Data records
%%
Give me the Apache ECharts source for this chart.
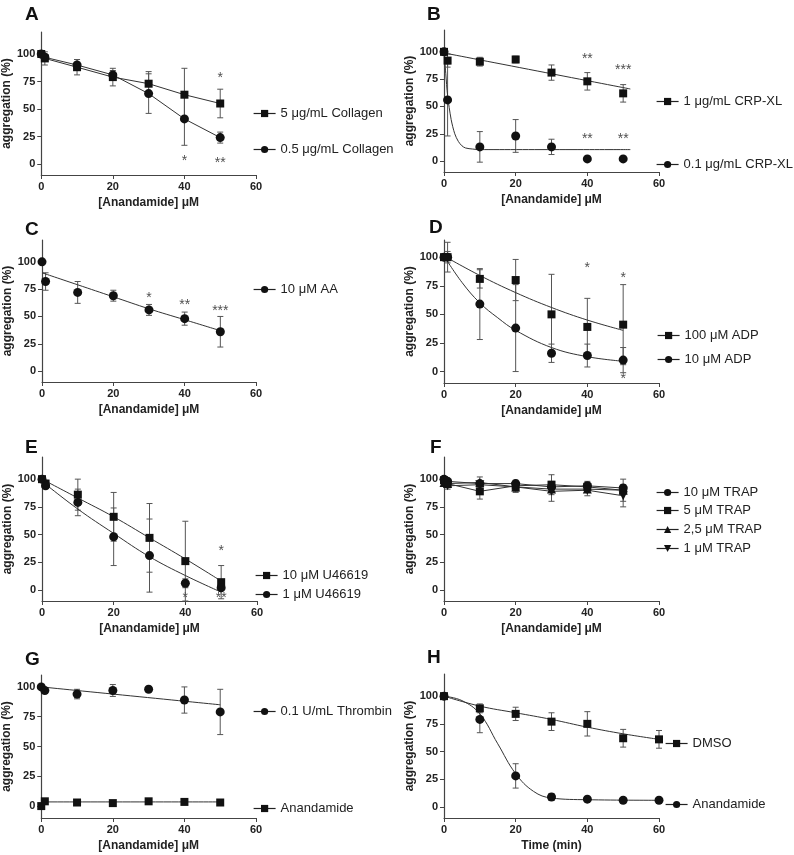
<!DOCTYPE html>
<html><head><meta charset="utf-8">
<script src="https://cdn.jsdelivr.net/npm/echarts@6/dist/echarts.min.js"></script>
<style>html,body{margin:0;padding:0;background:#fff}#c{width:794px;height:855px}</style>
</head><body><div id="c"></div>
<script>
// ---- data ----
const xConc = [0, 1, 10, 20, 30, 40, 50];
const xTime = [0, 10, 20, 30, 40, 50, 60];
const yTicks = [0, 25, 50, 75, 100];

const aCol5 = [100, 96, 88, 79, 73, 63, 55];
const aCol5Err = [0, 6, 7, 8, 11, 24, 13];
const aCol05 = [100, 97, 90, 81, 64, 41, 24];
const aCol05Err = [0, 3, 5, 4, 18, 24, 5];
const aStars = [[50, 78, '*'], [40, 3, '*'], [50, 1, '**']];

const bCrp1 = [100, 92, 91, 93, 81, 73, 62];
const bCrp1Err = [0, 6, 4, 3, 7, 8, 8];
const bCrp01 = [100, 56, 13, 23, 13, 2, 2];
const bCrp01Err = [0, 33, 14, 15, 7, 2, 1];
const bFit1 = [[0, 99], [52, 66]];
const bFit01 = [[0, 100], [0.5, 80], [1, 60], [2, 38], [3, 25], [4, 18], [5, 14], [6, 12], [8, 11], [10, 10.5], [52, 10.5]];
const bStars = [[40, 93, '**'], [50, 83, '***'], [40, 20, '**'], [50, 20, '**']];

const cAA = [100, 82, 72, 69, 56, 48, 36];
const cAAErr = [0, 8, 10, 5, 5, 6, 14];
const cFit = [[0, 90], [10, 79], [20, 68], [30, 57], [40, 47], [50, 37]];
const cStars = [[30, 67, '*'], [40, 60, '**'], [50, 55, '***']];

const dAdp100 = [100, 100, 81, 80, 50, 39, 41];
const dAdp100Err = [0, 13, 8, 18, 35, 25, 35];
const dAdp10 = [100, 100, 59, 38, 16, 14, 10];
const dAdp10Err = [0, 5, 31, 38, 8, 10, 11];
const dFit100 = [[0, 101], [10, 84], [20, 69], [30, 56], [40, 45], [50, 36]];
const dFit10 = [[0, 101], [5, 78], [10, 60], [15, 47], [20, 36], [30, 21], [40, 13], [50, 9]];
const dStars = [[40, 90, '*'], [50, 82, '*'], [50, -7, '*']];

const eU10 = [100, 96, 86, 66, 47, 26, 7];
const eU10Err = [0, 3, 14, 22, 31, 36, 15];
const eU1 = [100, 94, 79, 48, 31, 6, 2];
const eU1Err = [0, 2, 12, 26, 33, 4, 2];
const eFit10 = [[0, 100], [10, 83], [20, 66], [30, 47], [40, 28], [50, 8]];
const eFit1 = [[0, 98], [10, 73], [20, 51], [30, 30], [40, 13], [50, -2]];
const eStars = [[50, 35, '*'], [40, -7, '*'], [50, -7, '**']];

const fT10 = [100, 98, 96, 96, 93, 94, 92];
const fT5 = [99, 96, 89, 94, 95, 93, 90];
const fT25 = [97, 96, 97, 93, 91, 91, 90];
const fT1 = [96, 94, 95, 93, 89, 90, 85];
const fErr = [0, 3, 7, 5, 9, 5, 10];

const gThr = [100, 97, 94, 97, 98, 89, 79];
const gThrErr = [0, 2, 4, 5, 0, 11, 19];
const gAna = [0, 4, 3, 2.5, 4, 3.5, 3];
const gAnaErr = [0, 1, 1, 1, 2, 2, 1];
const gFitThr = [[0, 100], [50, 85]];
const gFitAna = [[0, 3.5], [50, 3.5]];

const hDmso = [100, 89, 84, 77, 75, 62, 61];
const hDmsoErr = [0, 4, 6, 8, 11, 8, 8];
const hAna = [100, 79, 28, 9, 7, 6, 6];
const hAnaErr = [0, 12, 11, 3, 1, 2, 2];
const hFitDmso = [[0, 100], [10, 91], [20, 85], [30, 79], [40, 72], [50, 66], [60, 61]];
const hFitAna = [[0, 100], [5, 96], [10, 84], [15, 57], [20, 30], [25, 14], [30, 8], [40, 6.5], [60, 6]];

// ---- layout ----
const FONT = 'Arial, "Liberation Sans", sans-serif';
const DOWN = 'path://M0,0 L10,0 L5,10 Z';
const panels = [
  {L:'A', lx:25, ly:5,  g:{left:40, top:32, width:216, height:143}, ymax:120, xname:'[Anandamide] μM'},
  {L:'B', lx:427,ly:5,  g:{left:444,top:30, width:215, height:142}, ymax:120, xname:'[Anandamide] μM'},
  {L:'C', lx:25, ly:220,g:{left:42, top:240,width:214, height:142}, ymax:120, xname:'[Anandamide] μM'},
  {L:'D', lx:429,ly:218,g:{left:444,top:240,width:215, height:143}, ymax:115, xname:'[Anandamide] μM'},
  {L:'E', lx:25, ly:438,g:{left:42, top:457,width:215, height:144}, ymax:120, xname:'[Anandamide] μM'},
  {L:'F', lx:430,ly:438,g:{left:444,top:457,width:215, height:144}, ymax:120, xname:'[Anandamide] μM'},
  {L:'G', lx:25, ly:650,g:{left:40, top:675,width:216, height:143}, ymax:110, xname:'[Anandamide] μM'},
  {L:'H', lx:427,ly:648,g:{left:444,top:674,width:215, height:144}, ymax:120, xname:'Time (min)'}
];

const grid = [], xAxis = [], yAxis = [], series = [], legend = [], graphic = [];
panels.forEach((p, i) => {
  grid.push(p.g);
  xAxis.push({gridIndex:i, type:'value', min:0, max:60, interval:20, name:p.xname, nameLocation:'middle', nameGap:22,
    nameTextStyle:{fontFamily:FONT, fontWeight:'bold', fontSize:12, color:'#222'},
    axisLine:{onZero:false, lineStyle:{color:'#444', width:1.2}}, axisTick:{length:4, lineStyle:{color:'#444'}},
    axisLabel:{fontFamily:FONT, fontWeight:'bold', fontSize:11, color:'#222', margin:6}, splitLine:{show:false}});
  yAxis.push({gridIndex:i, type:'value', min:-10, max:p.ymax, name:'aggregation (%)', nameLocation:'middle', nameGap:28,
    nameTextStyle:{fontFamily:FONT, fontWeight:'bold', fontSize:12, color:'#222'},
    axisLine:{show:true, onZero:false, lineStyle:{color:'#444', width:1.2}},
    axisTick:{show:true, length:4, customValues:yTicks, lineStyle:{color:'#444'}},
    axisLabel:{fontFamily:FONT, fontWeight:'bold', fontSize:11, color:'#222', margin:6, customValues:yTicks},
    splitLine:{show:false}});
  graphic.push({type:'text', left:p.lx, top:p.ly, style:{text:p.L, font:'bold 19px ' + FONT, fill:'#111'}});
});

function markers(i, name, xs, ys, symbol, connect) {
  series.push({type:'line', name, xAxisIndex:i, yAxisIndex:i, data:xs.map((x, k) => [x, ys[k]]),
    symbol, symbolSize: symbol === 'rect' ? 8 : 9, itemStyle:{color:'#111'},
    lineStyle: connect ? {color:'#333', width:1} : {width:0, opacity:0}, z:5, animation:false});
}
function errors(i, xs, ys, es) {
  series.push({type:'custom', xAxisIndex:i, yAxisIndex:i, data:xs.map((x, k) => [x, ys[k], es[k]]), z:3,
    renderItem:(params, api) => {
      const x = api.value(0), y = api.value(1), e = api.value(2);
      if (!e) return null;
      const a = api.coord([x, y + e]), b = api.coord([x, y - e]);
      const st = {stroke:'#555', lineWidth:1};
      return {type:'group', children:[
        {type:'line', shape:{x1:a[0], y1:a[1], x2:b[0], y2:b[1]}, style:st},
        {type:'line', shape:{x1:a[0]-3, y1:a[1], x2:a[0]+3, y2:a[1]}, style:st},
        {type:'line', shape:{x1:b[0]-3, y1:b[1], x2:b[0]+3, y2:b[1]}, style:st}]};
    }, animation:false});
}
function fit(i, pts) {
  series.push({type:'line', xAxisIndex:i, yAxisIndex:i, data:pts, smooth:0.4, symbol:'none',
    lineStyle:{color:'#333', width:1}, z:4, animation:false});
}
function stars(i, list) {
  series.push({type:'scatter', xAxisIndex:i, yAxisIndex:i, symbolSize:0,
    data:list.map(s => ({value:[s[0], s[1]], name:s[2]})),
    label:{show:true, formatter:'{b}', position:'inside', fontFamily:FONT, fontSize:14, color:'#222'}, animation:false});
}
function leg(name, left, cy) {
  legend.push({data:[name], left, top:cy - 8, selectedMode:false, itemWidth:22, itemHeight:9, itemGap:0,
    lineStyle:{color:'#222', width:1.2, opacity:1, type:'solid'}, itemStyle:{color:'#111'},
    textStyle:{fontFamily:FONT, fontSize:13, color:'#222'}});
}

// A
errors(0, xConc, aCol5, aCol5Err); errors(0, xConc, aCol05, aCol05Err);
markers(0, '5 μg/mL Collagen', xConc, aCol5, 'rect', true);
markers(0, '0.5 μg/mL Collagen', xConc, aCol05, 'circle', true);
stars(0, aStars);
leg('5 μg/mL Collagen', 248, 110); leg('0.5 μg/mL Collagen', 248, 146);
// B
errors(1, xConc, bCrp1, bCrp1Err); errors(1, xConc, bCrp01, bCrp01Err);
fit(1, bFit1); series.push({type:'line', xAxisIndex:1, yAxisIndex:1, data:bFit01, symbol:'none', smooth:0.3, lineStyle:{color:'#333', width:1}, animation:false});
markers(1, '1 μg/mL CRP-XL', xConc, bCrp1, 'rect', false);
markers(1, '0.1 μg/mL CRP-XL', xConc, bCrp01, 'circle', false);
stars(1, bStars);
leg('1 μg/mL CRP-XL', 651, 98); leg('0.1 μg/mL CRP-XL', 651, 161);
// C
errors(2, xConc, cAA, cAAErr); fit(2, cFit);
markers(2, '10 μM AA', xConc, cAA, 'circle', false);
stars(2, cStars);
leg('10 μM AA', 248, 286);
// D
errors(3, xConc, dAdp100, dAdp100Err); errors(3, xConc, dAdp10, dAdp10Err);
fit(3, dFit100); fit(3, dFit10);
markers(3, '100 μM ADP', xConc, dAdp100, 'rect', false);
markers(3, '10 μM ADP', xConc, dAdp10, 'circle', false);
stars(3, dStars);
leg('100 μM ADP', 652, 332); leg('10 μM ADP', 652, 356);
// E
errors(4, xConc, eU10, eU10Err); errors(4, xConc, eU1, eU1Err);
fit(4, eFit10); fit(4, eFit1);
markers(4, '10 μM U46619', xConc, eU10, 'rect', false);
markers(4, '1 μM U46619', xConc, eU1, 'circle', false);
stars(4, eStars);
leg('10 μM U46619', 250, 572); leg('1 μM U46619', 250, 591);
// F
errors(5, xConc, fT5, fErr); errors(5, xConc, fT1, fErr);
markers(5, '10 μM TRAP', xConc, fT10, 'circle', true);
markers(5, '5 μM TRAP', xConc, fT5, 'rect', true);
markers(5, '2,5 μM TRAP', xConc, fT25, 'triangle', true);
markers(5, '1 μM TRAP', xConc, fT1, DOWN, true);
leg('10 μM TRAP', 651, 489); leg('5 μM TRAP', 651, 507); leg('2,5 μM TRAP', 651, 526); leg('1 μM TRAP', 651, 545);
// G
errors(6, xConc, gThr, gThrErr); errors(6, xConc, gAna, gAnaErr);
fit(6, gFitThr); fit(6, gFitAna);
markers(6, '0.1 U/mL Thrombin', xConc, gThr, 'circle', false);
markers(6, 'Anandamide', xConc, gAna, 'rect', false);
leg('0.1 U/mL Thrombin', 248, 708); leg('Anandamide', 248, 805);
// H
errors(7, xTime, hDmso, hDmsoErr); errors(7, xTime, hAna, hAnaErr);
fit(7, hFitDmso); fit(7, hFitAna);
markers(7, 'DMSO', xTime, hDmso, 'rect', false);
markers(7, 'Anandamide\u200b', xTime, hAna, 'circle', false);
leg('DMSO', 660, 740); leg('Anandamide\u200b', 660, 801);

const chart = echarts.init(document.getElementById('c'), null, {renderer:'canvas'});
chart.setOption({animation:false, backgroundColor:'#fff', grid, xAxis, yAxis, series, legend, graphic});
</script></body></html>
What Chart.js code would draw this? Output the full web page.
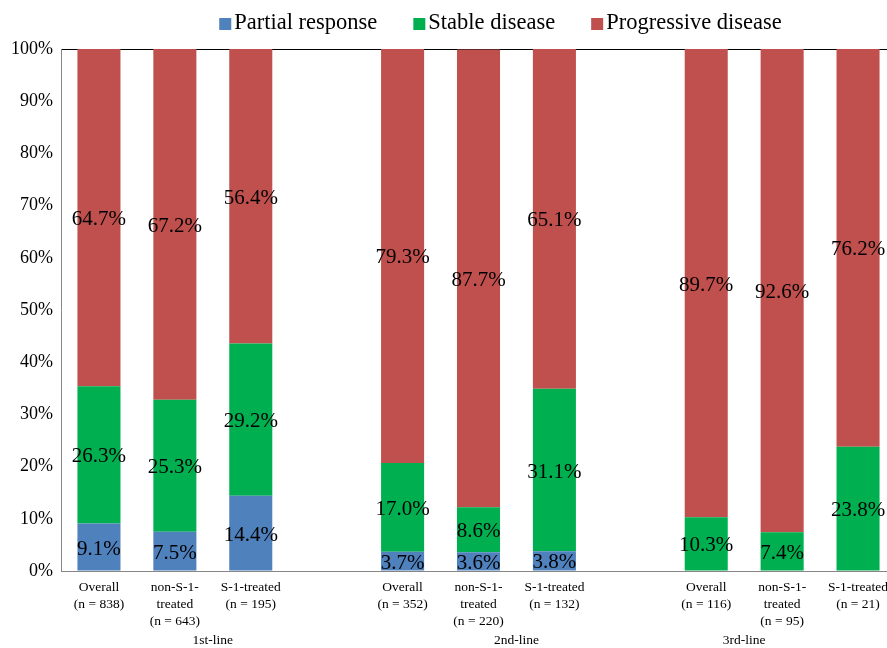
<!DOCTYPE html>
<html>
<head>
<meta charset="utf-8">
<script src="https://cdn.jsdelivr.net/npm/chart.js@4.4.1/dist/chart.umd.min.js"></script>
<style>
  html, body { margin: 0; padding: 0; background: #ffffff; overflow: hidden; }
  #wrap { width: 900px; height: 648px; }
</style>
</head>
<body>
<div id="wrap"><canvas id="c" width="900" height="648"></canvas></div>
<script>
// Categories: three treatment lines, each followed by an empty spacer slot
const categories = [
  ['Overall', '(n = 838)'], ['non-S-1-', 'treated', '(n = 643)'], ['S-1-treated', '(n = 195)'], '',
  ['Overall', '(n = 352)'], ['non-S-1-', 'treated', '(n = 220)'], ['S-1-treated', '(n = 132)'], '',
  ['Overall', '(n = 116)'], ['non-S-1-', 'treated', '(n = 95)'], ['S-1-treated', '(n = 21)']
];
const groupLabels = ['1st-line', '2nd-line', '3rd-line'];

// Response rates (%)
const partialResponse   = [9.1, 7.5, 14.4, null, 3.7, 3.6, 3.8, null, 0, 0, 0];
const stableDisease     = [26.3, 25.3, 29.2, null, 17.0, 8.6, 31.1, null, 10.3, 7.4, 23.8];
const progressiveDisease = [64.7, 67.2, 56.4, null, 79.3, 87.7, 65.1, null, 89.7, 92.6, 76.2];

const yTicks = [0, 10, 20, 30, 40, 50, 60, 70, 80, 90, 100];

const SERIF = '"Liberation Serif", "Times New Roman", serif';

// Percentage labels centred in each segment
const segmentLabels = {
  id: 'segmentLabels',
  afterDatasetsDraw(chart) {
    const ctx = chart.ctx;
    ctx.save();
    ctx.font = '21px ' + SERIF;
    ctx.fillStyle = '#000';
    ctx.textAlign = 'center';
    ctx.textBaseline = 'middle';
    chart.data.datasets.forEach((ds, di) => {
      const meta = chart.getDatasetMeta(di);
      meta.data.forEach((el, i) => {
        const v = ds.data[i];
        if (v === null || v === 0) return;
        const y = (el.y + el.base) / 2 + 2;
        ctx.fillText(v.toFixed(1) + '%', el.x, y);
      });
    });
    ctx.restore();
  }
};

// Legend row across the top
const topLegend = {
  id: 'topLegend',
  afterDraw(chart) {
    const ctx = chart.ctx;
    ctx.save();
    ctx.font = '22.5px ' + SERIF;
    ctx.textBaseline = 'middle';
    ctx.textAlign = 'left';
    const box = 12, boxGap = 3, itemGap = 36;
    const items = chart.data.datasets.map(d => ({ text: d.label, color: d.backgroundColor }));
    const widths = items.map(it => box + boxGap + ctx.measureText(it.text).width);
    const total = widths.reduce((a, b) => a + b, 0) + itemGap * (items.length - 1);
    let x = 500.5 - total / 2;
    const cy = 23;
    items.forEach((it, k) => {
      ctx.fillStyle = it.color;
      ctx.fillRect(x, cy - box / 2 + 1, box, box);
      ctx.fillStyle = '#000';
      ctx.fillText(it.text, x + box + boxGap, cy);
      x += widths[k] + itemGap;
    });
    ctx.restore();
  }
};

// Treatment-line labels under the category labels
const groupAxis = {
  id: 'groupAxis',
  afterDraw(chart) {
    const ctx = chart.ctx;
    const xs = chart.scales.x;
    const centres = [1.5, 5.5, 8.5];
    const step = xs.getPixelForValue(1) - xs.getPixelForValue(0);
    ctx.save();
    ctx.font = '13.5px ' + SERIF;
    ctx.fillStyle = '#000';
    ctx.textAlign = 'center';
    ctx.textBaseline = 'middle';
    groupLabels.forEach((g, k) => {
      const x = xs.getPixelForValue(0) + centres[k] * step;
      ctx.fillText(g, x, 640);
    });
    ctx.restore();
  }
};

const colors = { pr: '#4F81BD', sd: '#00B050', pd: '#C0504D' };

new Chart(document.getElementById('c'), {
  type: 'bar',
  data: {
    labels: categories,
    datasets: [
      { label: 'Partial response', data: partialResponse, backgroundColor: colors.pr },
      { label: 'Stable disease', data: stableDisease, backgroundColor: colors.sd },
      { label: 'Progressive disease', data: progressiveDisease, backgroundColor: colors.pd }
    ]
  },
  options: {
    responsive: false,
    animation: false,
    devicePixelRatio: 1,
    layout: { padding: { top: 49, right: 4, left: 0, bottom: 0 } },
    datasets: { bar: { categoryPercentage: 1.0, barPercentage: 0.567 } },
    plugins: {
      legend: { display: false },
      tooltip: { enabled: false }
    },
    scales: {
      x: {
        stacked: true,
        grid: { display: false, drawTicks: false },
        border: { display: true, color: '#868686', width: 1 },
        ticks: {
          autoSkip: false, maxRotation: 0, minRotation: 0,
          padding: 8,
          color: '#000',
          font: { family: SERIF, size: 13.5, lineHeight: 1.25 }
        },
        afterFit(scale) { scale.height = 77; }
      },
      y: {
        stacked: true,
        min: 0, max: 100,
        afterBuildTicks(scale) { scale.ticks = yTicks.map(v => ({ value: v })); },
        grid: {
          drawTicks: false,
          color: ctx => (ctx.tick && ctx.tick.value === 100) ? '#000' : 'rgba(0,0,0,0)',
          lineWidth: 1
        },
        border: { display: true, color: '#868686', width: 1 },
        ticks: {
          padding: 8,
          color: '#000',
          font: { family: SERIF, size: 18 },
          callback: v => v + '%'
        },
        afterFit(scale) { scale.width = 61; }
      }
    }
  },
  plugins: [segmentLabels, topLegend, groupAxis]
});
</script>
</body>
</html>
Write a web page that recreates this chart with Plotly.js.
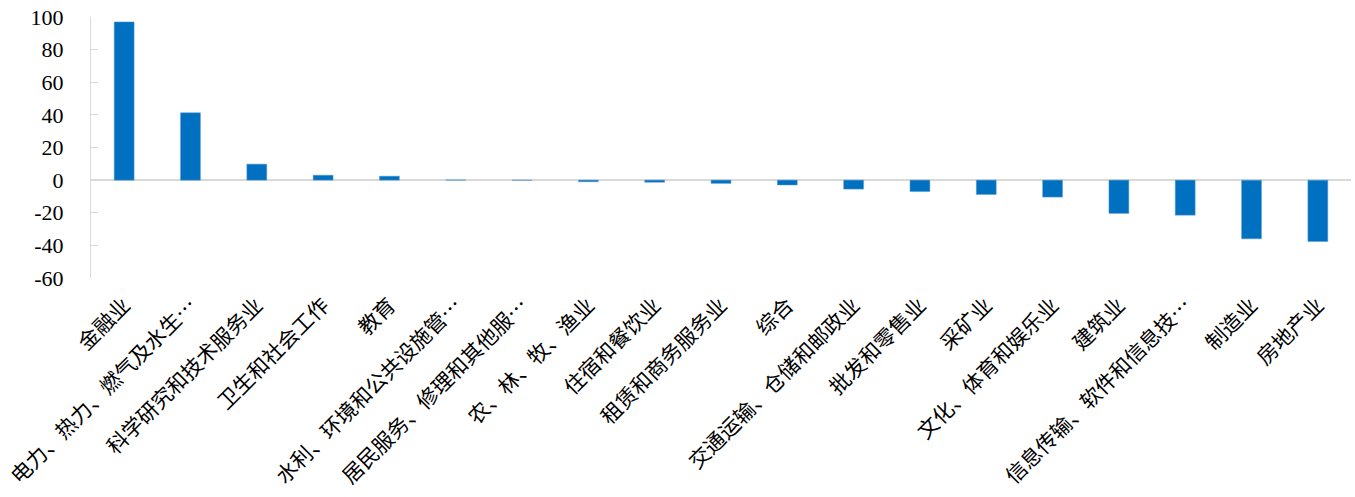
<!DOCTYPE html>
<html>
<head>
<meta charset="utf-8">
<script src="https://cdn.plot.ly/plotly-3.0.1.min.js"></script>
<style>html,body{margin:0;padding:0;background:#fff;}#chart{width:1355px;height:497px;}</style>
</head>
<body>
<div id="chart"></div>
<script>
const categories = [
  "金融业",
  "电力、热力、燃气及水生…",
  "科学研究和技术服务业",
  "卫生和社会工作",
  "教育",
  "水利、环境和公共设施管…",
  "居民服务、修理和其他服…",
  "农、林、牧、渔业",
  "住宿和餐饮业",
  "租赁和商务服务业",
  "综合",
  "交通运输、仓储和邮政业",
  "批发和零售业",
  "采矿业",
  "文化、体育和娱乐业",
  "建筑业",
  "信息传输、软件和信息技…",
  "制造业",
  "房地产业"
];
const values = [97, 41.3, 9.8, 3, 2.4, 0.1, -0.1, -1, -1.3, -2, -3, -5.5, -7, -8.8, -10.4, -20.4, -21.5, -36, -37.6];
const yTicks = [-60, -40, -20, 0, 20, 40, 60, 80, 100];

const trace = {
  type: 'bar',
  x: categories,
  y: values,
  marker: {color: '#0070C0', line: {color: '#5B9BD5', width: 0.5}},
  hoverinfo: 'x+y'
};

const layout = {
  width: 1355,
  height: 497,
  margin: {l: 91, r: 4, t: 17, b: 219, pad: 0},
  paper_bgcolor: '#ffffff',
  plot_bgcolor: '#ffffff',
  showlegend: false,
  bargap: 0.7,
  font: {family: '"Liberation Serif", "Times New Roman", "Noto Sans CJK SC", serif', color: '#000000'},
  xaxis: {
    type: 'category',
    tickangle: -45,
    showline: false,
    showgrid: false,
    zeroline: false,
    ticks: '',
    automargin: false,
    ticklabelstandoff: 10,
    tickfont: {size: 21, family: '"Noto Sans CJK SC", "Liberation Serif", serif', color: '#000000'}
  },
  yaxis: {
    range: [-60, 100],
    tickvals: yTicks,
    ticktext: yTicks.map(String),
    showgrid: false,
    showline: true,
    linecolor: '#D9D9D9',
    linewidth: 1,
    ticks: 'inside',
    ticklen: 7,
    tickcolor: '#D9D9D9',
    zeroline: true,
    zerolinecolor: '#D9D9D9',
    zerolinewidth: 1.5,
    automargin: false,
    ticklabelstandoff: 22,
    tickfont: {size: 22, family: '"Liberation Serif", "Times New Roman", serif', color: '#000000'}
  }
};

Plotly.newPlot('chart', [trace], layout, {displayModeBar: false, staticPlot: true});
</script>
</body>
</html>
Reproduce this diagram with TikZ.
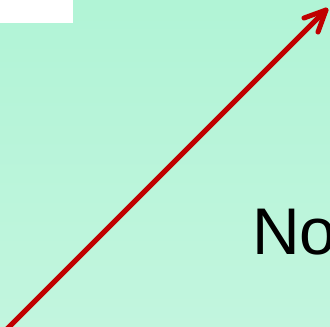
%%
• **EXERCISE GOAL**
Copy all lines from the listing that contain "with".

• **WRITTEN ANSWER**
Write a web page that recreates this chart with Plotly.js.
Reproduce this diagram with TikZ.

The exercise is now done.